---------- Supplied data
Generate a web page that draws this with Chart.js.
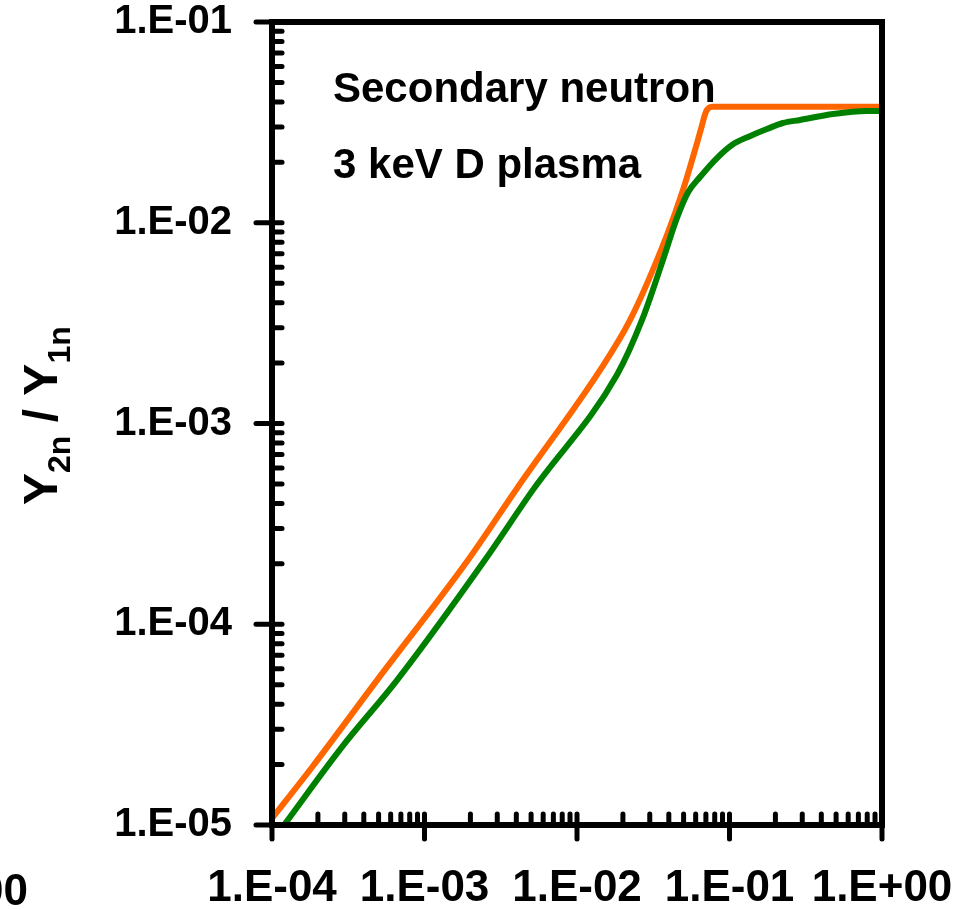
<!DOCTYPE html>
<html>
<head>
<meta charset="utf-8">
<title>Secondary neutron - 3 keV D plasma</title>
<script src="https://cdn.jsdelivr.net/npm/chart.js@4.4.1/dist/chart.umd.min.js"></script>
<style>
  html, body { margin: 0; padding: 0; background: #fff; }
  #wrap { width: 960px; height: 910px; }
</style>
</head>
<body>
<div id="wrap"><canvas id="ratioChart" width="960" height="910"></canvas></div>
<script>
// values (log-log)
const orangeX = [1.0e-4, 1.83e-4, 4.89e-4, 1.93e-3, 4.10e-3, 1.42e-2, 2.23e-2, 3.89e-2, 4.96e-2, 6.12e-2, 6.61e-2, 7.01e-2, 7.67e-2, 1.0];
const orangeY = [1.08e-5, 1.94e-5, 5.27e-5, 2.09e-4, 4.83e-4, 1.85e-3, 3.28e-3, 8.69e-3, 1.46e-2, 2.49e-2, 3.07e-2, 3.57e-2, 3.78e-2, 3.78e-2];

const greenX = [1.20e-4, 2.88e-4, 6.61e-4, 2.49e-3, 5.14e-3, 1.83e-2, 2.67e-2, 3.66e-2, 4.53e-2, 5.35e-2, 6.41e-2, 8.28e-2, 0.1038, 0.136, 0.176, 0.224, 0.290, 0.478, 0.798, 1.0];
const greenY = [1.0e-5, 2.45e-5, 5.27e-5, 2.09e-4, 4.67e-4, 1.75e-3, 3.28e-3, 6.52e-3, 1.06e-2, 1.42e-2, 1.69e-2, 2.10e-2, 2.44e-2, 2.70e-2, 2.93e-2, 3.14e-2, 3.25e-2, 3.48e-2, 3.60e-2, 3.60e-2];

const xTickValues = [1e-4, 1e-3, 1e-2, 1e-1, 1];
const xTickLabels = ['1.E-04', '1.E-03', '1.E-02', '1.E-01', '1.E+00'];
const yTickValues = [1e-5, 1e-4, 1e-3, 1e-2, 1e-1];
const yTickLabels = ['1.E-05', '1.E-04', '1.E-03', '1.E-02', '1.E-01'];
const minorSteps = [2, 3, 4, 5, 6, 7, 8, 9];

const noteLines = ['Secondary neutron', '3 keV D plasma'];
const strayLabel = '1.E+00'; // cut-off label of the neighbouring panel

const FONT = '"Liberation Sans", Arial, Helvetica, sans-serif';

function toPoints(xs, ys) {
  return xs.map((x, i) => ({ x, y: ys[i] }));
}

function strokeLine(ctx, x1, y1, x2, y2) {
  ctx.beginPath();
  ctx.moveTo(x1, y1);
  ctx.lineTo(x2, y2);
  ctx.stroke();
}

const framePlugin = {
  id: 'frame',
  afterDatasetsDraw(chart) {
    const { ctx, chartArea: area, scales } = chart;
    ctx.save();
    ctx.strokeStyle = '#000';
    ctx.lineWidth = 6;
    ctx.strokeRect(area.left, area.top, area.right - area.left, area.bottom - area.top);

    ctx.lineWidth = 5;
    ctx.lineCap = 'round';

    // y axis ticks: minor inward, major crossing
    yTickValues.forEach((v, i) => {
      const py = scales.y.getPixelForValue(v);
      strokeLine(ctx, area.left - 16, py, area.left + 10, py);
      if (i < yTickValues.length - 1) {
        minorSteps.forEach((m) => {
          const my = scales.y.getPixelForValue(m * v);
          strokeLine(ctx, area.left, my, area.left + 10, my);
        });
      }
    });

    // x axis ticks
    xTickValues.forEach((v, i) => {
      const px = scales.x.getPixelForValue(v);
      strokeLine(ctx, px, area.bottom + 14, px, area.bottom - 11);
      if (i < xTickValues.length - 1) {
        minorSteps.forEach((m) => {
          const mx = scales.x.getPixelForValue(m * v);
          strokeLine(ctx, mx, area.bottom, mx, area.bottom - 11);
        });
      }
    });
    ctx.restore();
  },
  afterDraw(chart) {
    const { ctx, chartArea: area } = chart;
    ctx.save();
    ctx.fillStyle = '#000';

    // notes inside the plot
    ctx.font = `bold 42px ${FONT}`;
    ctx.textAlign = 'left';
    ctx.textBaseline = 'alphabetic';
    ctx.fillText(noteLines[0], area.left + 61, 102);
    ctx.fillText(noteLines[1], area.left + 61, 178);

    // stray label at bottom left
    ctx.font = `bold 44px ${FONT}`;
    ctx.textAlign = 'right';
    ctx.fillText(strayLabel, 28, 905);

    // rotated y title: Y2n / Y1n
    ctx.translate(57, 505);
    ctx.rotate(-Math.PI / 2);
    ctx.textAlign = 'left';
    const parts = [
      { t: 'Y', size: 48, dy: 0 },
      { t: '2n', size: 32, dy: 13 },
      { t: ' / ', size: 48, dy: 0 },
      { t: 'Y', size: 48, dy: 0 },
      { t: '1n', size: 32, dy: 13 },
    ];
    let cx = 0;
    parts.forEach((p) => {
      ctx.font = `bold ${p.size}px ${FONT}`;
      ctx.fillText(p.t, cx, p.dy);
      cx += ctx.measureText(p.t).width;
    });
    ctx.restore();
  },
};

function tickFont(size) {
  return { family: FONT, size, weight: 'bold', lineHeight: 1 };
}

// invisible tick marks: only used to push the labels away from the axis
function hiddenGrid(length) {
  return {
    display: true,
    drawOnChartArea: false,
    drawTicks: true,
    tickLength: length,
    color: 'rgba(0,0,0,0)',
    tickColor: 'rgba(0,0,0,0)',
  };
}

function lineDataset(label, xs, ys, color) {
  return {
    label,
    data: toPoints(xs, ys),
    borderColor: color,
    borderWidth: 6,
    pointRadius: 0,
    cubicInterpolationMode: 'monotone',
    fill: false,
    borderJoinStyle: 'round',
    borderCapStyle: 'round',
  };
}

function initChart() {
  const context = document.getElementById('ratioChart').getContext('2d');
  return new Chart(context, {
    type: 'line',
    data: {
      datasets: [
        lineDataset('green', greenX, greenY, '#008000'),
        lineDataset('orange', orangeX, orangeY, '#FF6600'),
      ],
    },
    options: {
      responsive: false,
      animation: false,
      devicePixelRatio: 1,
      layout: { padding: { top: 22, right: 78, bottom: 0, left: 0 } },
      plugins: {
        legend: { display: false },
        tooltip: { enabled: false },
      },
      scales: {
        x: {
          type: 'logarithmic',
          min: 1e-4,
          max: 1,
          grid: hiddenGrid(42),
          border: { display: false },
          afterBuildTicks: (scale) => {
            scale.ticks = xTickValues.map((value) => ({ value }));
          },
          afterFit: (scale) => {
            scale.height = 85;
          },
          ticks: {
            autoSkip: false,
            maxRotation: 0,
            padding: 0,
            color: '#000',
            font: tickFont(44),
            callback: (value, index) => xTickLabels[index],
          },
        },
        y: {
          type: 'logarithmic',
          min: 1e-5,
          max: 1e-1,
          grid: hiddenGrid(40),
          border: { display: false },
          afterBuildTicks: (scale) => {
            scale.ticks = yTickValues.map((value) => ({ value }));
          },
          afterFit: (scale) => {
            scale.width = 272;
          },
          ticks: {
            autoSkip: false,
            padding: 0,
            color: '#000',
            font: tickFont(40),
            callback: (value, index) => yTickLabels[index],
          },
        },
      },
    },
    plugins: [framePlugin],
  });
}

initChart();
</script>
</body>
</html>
--------------------
● **Written request**
Skip every picture and return the lines above from the top through the one that contains "const minorSteps = [2, 3, 4, 5, 6, 7, 8, 9];".

● **Answer for this exercise**
Generate a web page that draws this with Chart.js.
<!DOCTYPE html>
<html>
<head>
<meta charset="utf-8">
<title>Secondary neutron - 3 keV D plasma</title>
<script src="https://cdn.jsdelivr.net/npm/chart.js@4.4.1/dist/chart.umd.min.js"></script>
<style>
  html, body { margin: 0; padding: 0; background: #fff; }
  #wrap { width: 960px; height: 910px; }
</style>
</head>
<body>
<div id="wrap"><canvas id="ratioChart" width="960" height="910"></canvas></div>
<script>
// values (log-log)
const orangeX = [1.0e-4, 1.83e-4, 4.89e-4, 1.93e-3, 4.10e-3, 1.42e-2, 2.23e-2, 3.89e-2, 4.96e-2, 6.12e-2, 6.61e-2, 7.01e-2, 7.67e-2, 1.0];
const orangeY = [1.08e-5, 1.94e-5, 5.27e-5, 2.09e-4, 4.83e-4, 1.85e-3, 3.28e-3, 8.69e-3, 1.46e-2, 2.49e-2, 3.07e-2, 3.57e-2, 3.78e-2, 3.78e-2];

const greenX = [1.20e-4, 2.88e-4, 6.61e-4, 2.49e-3, 5.14e-3, 1.83e-2, 2.67e-2, 3.66e-2, 4.53e-2, 5.35e-2, 6.41e-2, 8.28e-2, 0.1038, 0.136, 0.176, 0.224, 0.290, 0.478, 0.798, 1.0];
const greenY = [1.0e-5, 2.45e-5, 5.27e-5, 2.09e-4, 4.67e-4, 1.75e-3, 3.28e-3, 6.52e-3, 1.06e-2, 1.42e-2, 1.69e-2, 2.10e-2, 2.44e-2, 2.70e-2, 2.93e-2, 3.14e-2, 3.25e-2, 3.48e-2, 3.60e-2, 3.60e-2];

const xTickValues = [1e-4, 1e-3, 1e-2, 1e-1, 1];
const xTickLabels = ['1.E-04', '1.E-03', '1.E-02', '1.E-01', '1.E+00'];
const yTickValues = [1e-5, 1e-4, 1e-3, 1e-2, 1e-1];
const yTickLabels = ['1.E-05', '1.E-04', '1.E-03', '1.E-02', '1.E-01'];
const minorSteps = [2, 3, 4, 5, 6, 7, 8, 9];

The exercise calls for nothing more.